I also love religion.
I think both God and religion offer a flame of hope.
I also think those two things, misinterpreted, kill hope.
It's an interesting conundrum.
Lately I've had unexpected conversations with people that fall in different places on the religious spectrum regarding different issues they're going through. But the ending concern seems to be similar-- they feel somewhat cut off from God because they're "messing up". And the deeds of messing up vary greatly. Like some things should hardly be termed as messing up.
This makes me so sad!
For awhile now I was just keeping my mouth shut under the assumption that I apparently see things so differently, and probably more "liberally" which isn't always acceptable.
Well lately I've decided to stop keeping my mouth shut.
I think this life is a playing field to develop characteristics that collectively build solid character.

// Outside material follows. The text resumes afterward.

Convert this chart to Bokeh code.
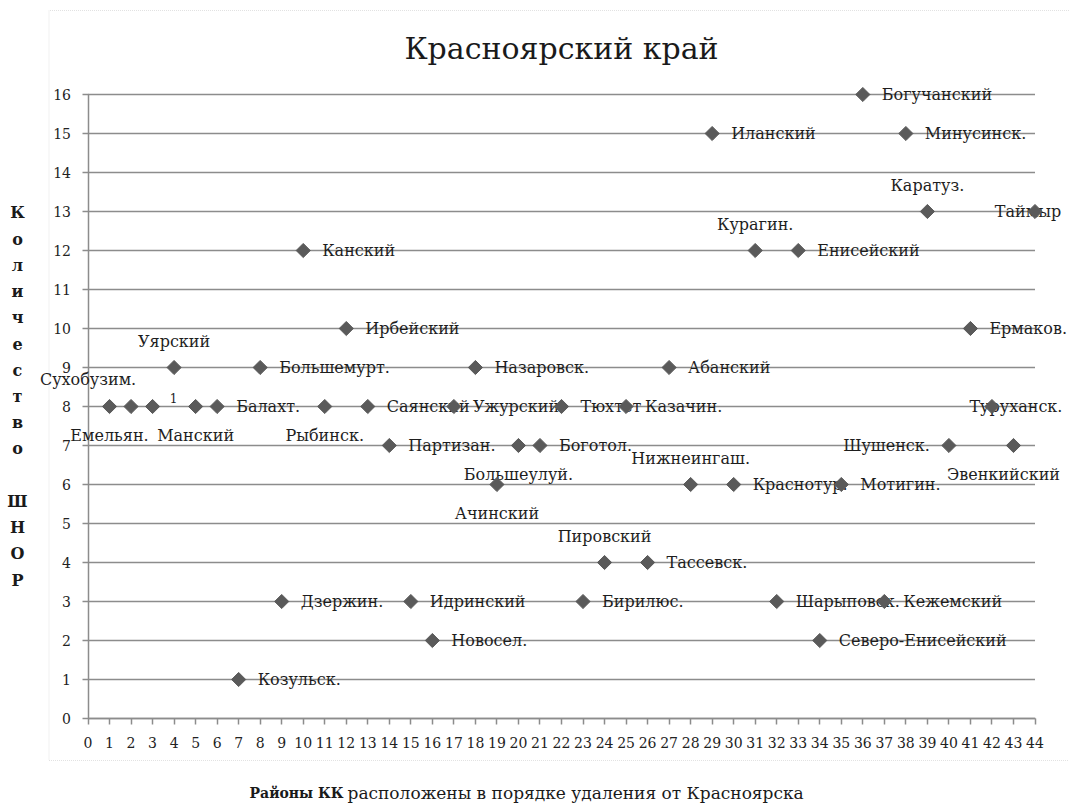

What are some of those characteristics?
Patience, sympathy, empathy, understanding, love.
There is a journey in gaining and strengthening these characteristics.
There is a huge learning curve.
And do you know what a learning curve entails?
Messing up is part of the journey.
It's part of the molding.
Messing up may always appear to be two-steps backwards, but I'm not completely convinced that's the case.
Sometimes messing up simply reveals a vulnerability or creates a space for more learning.
It's an opportunity!
Opportunity is a beautiful thing.
Opportunity is the opposite of standstill, opportunity is far from damming.
And yet I think a lot of our minds see messing up like that and therefore we're not open to learning the lesson and growing in the way that we could be.
Instead we take on guilt and cloud our minds with self-appointed negativity which then does act as a dam.
I remember being 19 years old attending Ricks College (before it took on the prestigious name of BYU-Idaho!). I was sitting in a religion class where the professor was talking about unpardonable sins. Sins that we couldn't repent from, sins that effectively stop our progress.
As a young 19 year old girl, I was scared to death that I fell into that category.
I remember timidly approaching the professor after class and being all,
"Well tell me specifically...what are unpardonable sins?"
I wanted specifics.
I remember him looking at me and saying,
"Believe me, nothing you have ever done qualifies as unpardonable."
There was more in the conversation but the gist of that situation was that I- a recovering, out of control, rebellious teenager- was afraid that my chances at a God-pleasing life were already ruined. At a young 19 years old, I definitely thought there was a chance my fate was already doomed.
Where is the hope, the motivation, the incentive to live a full life?
I feel lucky that I didn't get trapped in that mentality.
I feel thankful that my perspective on God and religion has evolved to where I no longer think of God as a dictator and His commandments as mere measures of success.
I'm glad that this evolution has lit a fire of HOPE that I want to spread,
to let others see that we just need to be moving forward, striving for good, extending our best by just a little each day.
Forward movement, y'all!
That's what counts and that's something that each and every one of us can do.
It eliminates comparison as we each have our own starting line.
It eliminates guilt because we get that our paces will vary from day to day.
It allows for messing up because we understand that it's a journey rather than a race.
We start believing that we are creating something therefore allowing us to respect and accept the process.
Hope is beautiful!
Hope in the right things is freeing!
Living life at peace in priceless.
This what I want to share!
I want to share the different aspects of our lives that can be affected positively by appropriate hope- our relationships, our ambitions, our spirituality. I want to share how we can stop impeding our own growth.
I, in fact, want to tell anyone and everyone, through writing and public speaking. I want to use my story, my LIFE, my journey of messing up a million times, as an example of hope. Hence this is why it is now my dream job!
Do you have any ideas how I can start?!!